■ Working data
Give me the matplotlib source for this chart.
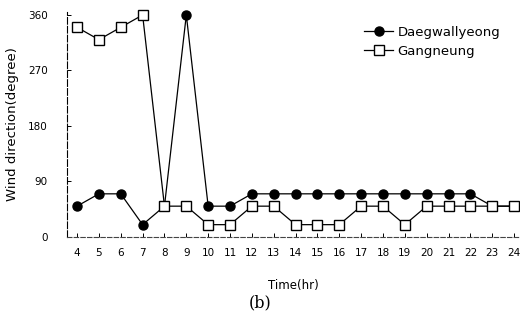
import matplotlib
matplotlib.use("Agg")
import matplotlib.pyplot as plt

# Hourly wind direction (degrees) at two stations
hours = list(range(4, 25))
daegwallyeong = [50, 70, 70, 20, 50, 360, 50, 50, 70, 70, 70, 70, 70, 70, 70, 70, 70, 70, 70, 50, 50]
gangneung = [340, 320, 340, 360, 50, 50, 20, 20, 50, 50, 20, 20, 20, 50, 50, 20, 50, 50, 50, 50, 50]
yticks = [0, 90, 180, 270, 360]

fig = plt.figure(figsize=(5.2, 3.22), dpi=100)
ax = fig.add_axes([67 / 520, 0.264, 453 / 520, 0.699])

ax.plot(hours, daegwallyeong, color='black', lw=0.9, marker='o', ms=6.5,
        mfc='black', mec='black', label='Daegwallyeong', clip_on=False, zorder=3)
ax.plot(hours, gangneung, color='black', lw=0.9, marker='s', ms=7.2,
        mfc='white', mec='black', mew=1.0, label='Gangneung', clip_on=False, zorder=4)

ax.set_xlim(3.54, 24.27)
ax.set_ylim(0, 365)
ax.set_xticks(hours)
ax.set_yticks(yticks)
ax.tick_params(axis='both', direction='in', length=3, width=0.7, labelsize=7.5)
ax.tick_params(axis='y', pad=14)
ax.tick_params(axis='x', pad=8)

for side in ('top', 'right'):
  ax.spines[side].set_visible(False)
ax.spines['left'].set_linestyle((0, (6, 2)))
ax.spines['left'].set_linewidth(0.8)
ax.spines['bottom'].set_linestyle((0, (4, 2)))
ax.spines['bottom'].set_linewidth(0.8)
ax.spines['bottom'].set_color('#444444')

ax.set_xlabel('Time(hr)', fontsize=8.5, labelpad=15)
ax.set_ylabel('Wind direction(degree)', fontsize=9.5, labelpad=6)

ax.legend(loc='upper left', bbox_to_anchor=(0.63, 0.99), frameon=False,
          fontsize=9.5, handlelength=2.2, handletextpad=0.3, labelspacing=0.45)

fig.text(0.5, 0.045, '(b)', ha='center', fontsize=11.5, family='DejaVu Serif')

fig.savefig('out.png', dpi=100)
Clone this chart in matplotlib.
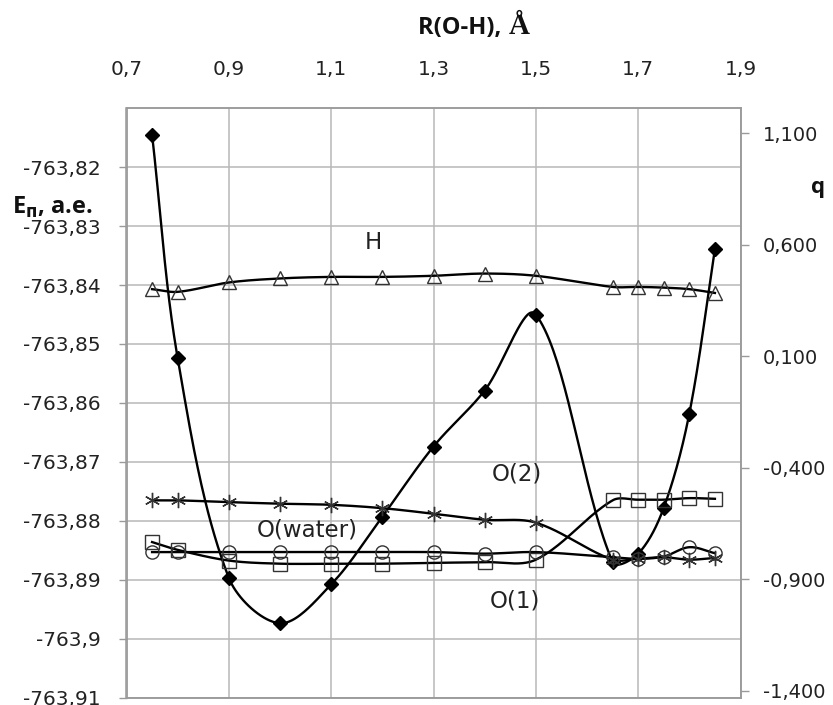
import numpy as np
import matplotlib
matplotlib.use("Agg")
import matplotlib.pyplot as plt

# ---------------- data ----------------
r_oh = [0.75, 0.8, 0.9, 1.0, 1.1, 1.2, 1.3, 1.4, 1.5, 1.65, 1.7, 1.75, 1.8, 1.85]

energy = [-763.8145, -763.8524, -763.8897, -763.8974, -763.8908, -763.8793, -763.8674,
          -763.8579, -763.8450, -763.8870, -763.8856, -763.8778, -763.8618, -763.8339]

q_h = [0.400, 0.388, 0.430, 0.448, 0.455, 0.455, 0.460, 0.470, 0.460, 0.410, 0.410,
       0.407, 0.400, 0.383]
q_star = [-0.547, -0.547, -0.555, -0.562, -0.567, -0.582, -0.607, -0.634, -0.647,
          -0.813, -0.809, -0.802, -0.813, -0.805]
q_circle = [-0.779, -0.779, -0.779, -0.779, -0.779, -0.779, -0.779, -0.786, -0.779,
            -0.802, -0.809, -0.799, -0.757, -0.784]
q_square = [-0.734, -0.769, -0.817, -0.831, -0.831, -0.831, -0.827, -0.824, -0.813,
            -0.547, -0.544, -0.544, -0.537, -0.540]

x_ticks = [0.7, 0.9, 1.1, 1.3, 1.5, 1.7, 1.9]
e_ticks = [-763.91, -763.90, -763.89, -763.88, -763.87, -763.86, -763.85, -763.84,
           -763.83, -763.82]
q_ticks = [-1.4, -0.9, -0.4, 0.1, 0.6, 1.1]

labels = ["H", "O(water)", "O(2)", "O(1)"]
label_x = [1.182, 1.053, 1.463, 1.460]
label_y = [-763.8327, -763.8815, -763.8720, -763.8937]


def excel_smooth(axis, x, y, n=40):
    """Bezier smoothing in screen space, control arms scaled by segment lengths."""
    pts = axis.transData.transform(np.column_stack([x, y]))
    p = np.vstack([pts[:1], pts, pts[-1:]])
    t = np.linspace(0, 1, n)[:, None]
    out = []
    for k in range(len(pts) - 1):
        p0, p1, p2, p3 = p[k], p[k + 1], p[k + 2], p[k + 3]
        d01 = np.hypot(*(p1 - p0))
        d12 = np.hypot(*(p2 - p1))
        d23 = np.hypot(*(p3 - p2))
        f1 = d12 / (d01 + d12) / 3.0 if d01 + d12 > 0 else 0
        f2 = d12 / (d12 + d23) / 3.0 if d12 + d23 > 0 else 0
        c1 = p1 + (p2 - p0) * f1
        c2 = p2 - (p3 - p1) * f2
        b = (1 - t) ** 3 * p1 + 3 * (1 - t) ** 2 * t * c1 \
            + 3 * (1 - t) * t ** 2 * c2 + t ** 3 * p2
        out.append(b)
    out = np.vstack(out)
    d = axis.transData.inverted().transform(out)
    return d[:, 0], d[:, 1]


plt.rcParams['font.family'] = ['DejaVu Sans']

W, H = 833, 705
fig = plt.figure(figsize=(W / 100, H / 100), dpi=100)
L, R, T, B = 126.5, 740.5, 108.3, 697.5
ax = fig.add_axes([L / W, 1 - B / H, (R - L) / W, (B - T) / H])
ax2 = ax.twinx()

grid_c = '#b8b8b8'
spine_c = '#9a9a9a'
tick_fs = 14.5

ax.set_xlim(0.7, 1.9)
ax.set_ylim(-763.91, -763.81)
ax.set_xticks(x_ticks)
ax.set_yticks(e_ticks)
ax.xaxis.tick_top()
ax.set_xticklabels([f"{v:.1f}".replace('.', ',') for v in x_ticks])


def efmt(v):
    s = f"{v:.2f}".rstrip('0').rstrip('.')
    return s.replace('.', ',')


ax.set_yticklabels([efmt(v) for v in e_ticks])
ax.grid(True, color=grid_c, lw=1.1)
ax.set_axisbelow(True)
ax.tick_params(axis='x', which='both', length=0, pad=21, labelsize=tick_fs,
               colors='#222222')
ax.tick_params(axis='y', which='both', length=6, width=1, color=spine_c, pad=12.5,
               labelsize=tick_fs, labelcolor='#222222')

ax2.set_ylim(-1.431, 1.211)
ax2.set_yticks(q_ticks)
ax2.set_yticklabels([f"{v:.3f}".replace('.', ',') for v in q_ticks])
ax2.tick_params(axis='y', length=6, width=1, color=spine_c, pad=10,
                labelsize=14, labelcolor='#222222')

for a in (ax, ax2):
    for s in a.spines.values():
        s.set_color(spine_c)
        s.set_linewidth(1.1)

lw = 1.7
# energy (left axis)
sx, sy = excel_smooth(ax, r_oh, energy)
ax.plot(sx, sy, color='black', lw=lw, zorder=3)
ax.plot(r_oh, energy, ls='none', marker='D', ms=7.5, mfc='black', mec='black',
        zorder=4)

# charges (right axis)
series = [
    (q_h, '^', 10),
    (q_star, (6, 2, 0), 11),
    (q_circle, 'o', 9.5),
    (q_square, 's', 9.5),
]
for vals, mk, ms in series:
    sx, sy = excel_smooth(ax2, r_oh, vals)
    ax2.plot(sx, sy, color='black', lw=lw, zorder=3)
for vals, mk, ms in series:
    ax2.plot(r_oh, vals, ls='none', marker=mk, ms=ms, mfc='none', mec='#333333',
             mew=1.0, zorder=4)

for txt, lx, ly in zip(labels, label_x, label_y):
    ax.text(lx, ly, txt, fontsize=16.5, color='#222222', ha='center', va='center',
            zorder=6)

# axis titles
fig.text(507 / W, 1 - 28 / H, "R(O-H), ", fontsize=17, fontweight='bold',
         family='Open Sans', ha='right', va='center', color='#111111')
fig.text(509 / W, 1 - 27 / H, "Å", fontsize=21, fontweight='bold',
         family='Liberation Serif', ha='left', va='center', color='#111111')
fig.text(818 / W, 1 - 187 / H, "q", fontsize=16, fontweight='bold',
         family='Open Sans', ha='center', va='center', color='#111111')
fig.text(12 / W, 1 - 207 / H, r"E$_{\mathbf{п}}$, а.е.", fontsize=17,
         fontweight='bold', family='Open Sans', ha='left', va='center',
         color='#111111')

fig.savefig("out.png", dpi=100)
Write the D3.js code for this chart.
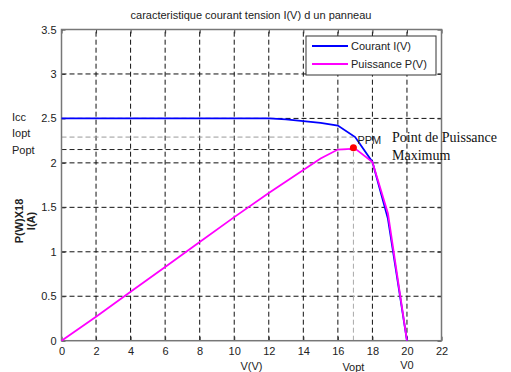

■ What this task involves
Repeat the listing above up to and including the line with "-763.8778, -763.8618, -763.8339]", starting from its first line. Drop any pictures.

■ Exercise response
Give me the matplotlib source for this chart.
import matplotlib
matplotlib.use("Agg")
import matplotlib.pyplot as plt

# Hourly wind direction (degrees) at two stations
hours = list(range(4, 25))
daegwallyeong = [50, 70, 70, 20, 50, 360, 50, 50, 70, 70, 70, 70, 70, 70, 70, 70, 70, 70, 70, 50, 50]
gangneung = [340, 320, 340, 360, 50, 50, 20, 20, 50, 50, 20, 20, 20, 50, 50, 20, 50, 50, 50, 50, 50]
yticks = [0, 90, 180, 270, 360]

fig = plt.figure(figsize=(5.2, 3.22), dpi=100)
ax = fig.add_axes([67 / 520, 0.264, 453 / 520, 0.699])

ax.plot(hours, daegwallyeong, color='black', lw=0.9, marker='o', ms=6.5,
        mfc='black', mec='black', label='Daegwallyeong', clip_on=False, zorder=3)
ax.plot(hours, gangneung, color='black', lw=0.9, marker='s', ms=7.2,
        mfc='white', mec='black', mew=1.0, label='Gangneung', clip_on=False, zorder=4)

ax.set_xlim(3.54, 24.27)
ax.set_ylim(0, 365)
ax.set_xticks(hours)
ax.set_yticks(yticks)
ax.tick_params(axis='both', direction='in', length=3, width=0.7, labelsize=7.5)
ax.tick_params(axis='y', pad=14)
ax.tick_params(axis='x', pad=8)

for side in ('top', 'right'):
  ax.spines[side].set_visible(False)
ax.spines['left'].set_linestyle((0, (6, 2)))
ax.spines['left'].set_linewidth(0.8)
ax.spines['bottom'].set_linestyle((0, (4, 2)))
ax.spines['bottom'].set_linewidth(0.8)
ax.spines['bottom'].set_color('#444444')

ax.set_xlabel('Time(hr)', fontsize=8.5, labelpad=15)
ax.set_ylabel('Wind direction(degree)', fontsize=9.5, labelpad=6)

ax.legend(loc='upper left', bbox_to_anchor=(0.63, 0.99), frameon=False,
          fontsize=9.5, handlelength=2.2, handletextpad=0.3, labelspacing=0.45)

fig.text(0.5, 0.045, '(b)', ha='center', fontsize=11.5, family='DejaVu Serif')

fig.savefig('out.png', dpi=100)
Clone this chart in matplotlib.
import numpy as np
import matplotlib
matplotlib.use("Agg")
import matplotlib.pyplot as plt

# ---------------- data ----------------
r_oh = [0.75, 0.8, 0.9, 1.0, 1.1, 1.2, 1.3, 1.4, 1.5, 1.65, 1.7, 1.75, 1.8, 1.85]

energy = [-763.8145, -763.8524, -763.8897, -763.8974, -763.8908, -763.8793, -763.8674,
          -763.8579, -763.8450, -763.8870, -763.8856, -763.8778, -763.8618, -763.8339]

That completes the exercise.